Dokuz devasa paslanmaz çelik küreye sahip olan yapı, 165 milyar kez büyütülmüş, tek bir demir kristal atomunu temsil etmektedir. Küreler, yürüyen merdivenler ve asansörlerle birbirine bağlanmıştır.

Gün batımında harika görüntüleri olan anıtsal yapının birçok konumdan fotoğraflarını çektikten sonra, Atomium'un eteklerinde yer alan Osseghem parkına göz gezdiriyorum. 170 dönümlük park, 1927'den 1935'e kadar, Brüksel'deki Dünya Sergisi kapsamında Leopold II adına yaratılmıştı.


Rehberimizin işareti üzerine otobüsteki yerlerimizi alarak Brüksel Grand Place, Brüksel'in tarihi merkezindeki UNESCO Dünya Mirası alanına gidiyoruz.

Özel koruma altına alınmış dünyanın en güzel şehir meydanlarından biri karşımıza çıktı. Meydandan çok, açık hava müzesi adeta. Adım adar atmaz büyüleniyorsunuz. Gotik tarzdaki belediye binası ve çeşitli loncaların görkemli binalarıyla kuşatılmış. Çevresindeki tarihi binaların dokusu hiç bozulmadan korunmuş.

Etrafımıza bakıp hiçbir ayrıntıyı kaçırmamak için didiniyorum... Etrafında kafeler, Restoranlar, alışveriş merkezleri, müzeler ve önemli resmi binaların olduğu merkezi bir yer. Meydanın her yanı ince işlemeler ve heykellerle dolu.

Meydanın etrafındaki sokaklar cıvıl cıvıl, çikolatacılar, patatesçiler, bir tarafta da pita alabileceğiniz restoranlar var. Harika! Rüya gibi...Gecesi daha da güzel...

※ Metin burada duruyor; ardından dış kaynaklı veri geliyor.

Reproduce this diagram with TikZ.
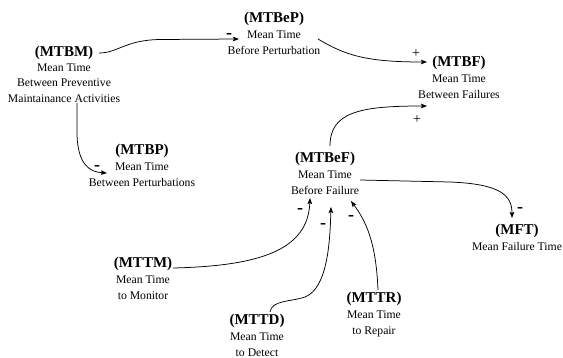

Rehberimizin anlattıklarına göre; bu muazzam meydan, çiçek halı festivalleri, konserler, festivaller ve diğer etkinlikler için sıklıkla kullanılmaktadır. Grand Place, sadece tarih ve mimari açıdan önemli olmakla kalmaz, aynı zamanda şehrin sosyal ve kültürel hayatının merkezi konumundadır.

Meydanın ortasında, on beşinci yüzyılda inşa edilen Manneken Pis-İşeyen Çocuk heykeli bulunuyor. Brüksel'in simgelerinden biri olmuş. Haftanın bazı günleri ve kimi önemli kutlama günlerinde çocuğa özel temalı kıyafetler giydiriliyor ve heykelden halka ikram olarak su yerine bira veya şarap sunuluyormuş.

Meydanın çevresinde yer alan Kraliyet Galerileri, tarihi anıtlar olarak 2008 yılında Dünya Mirası listesine alınmışlar ve UNESCO'nun kültürel miras kategorisinde "Geçici Liste" ye dahil edilmişler.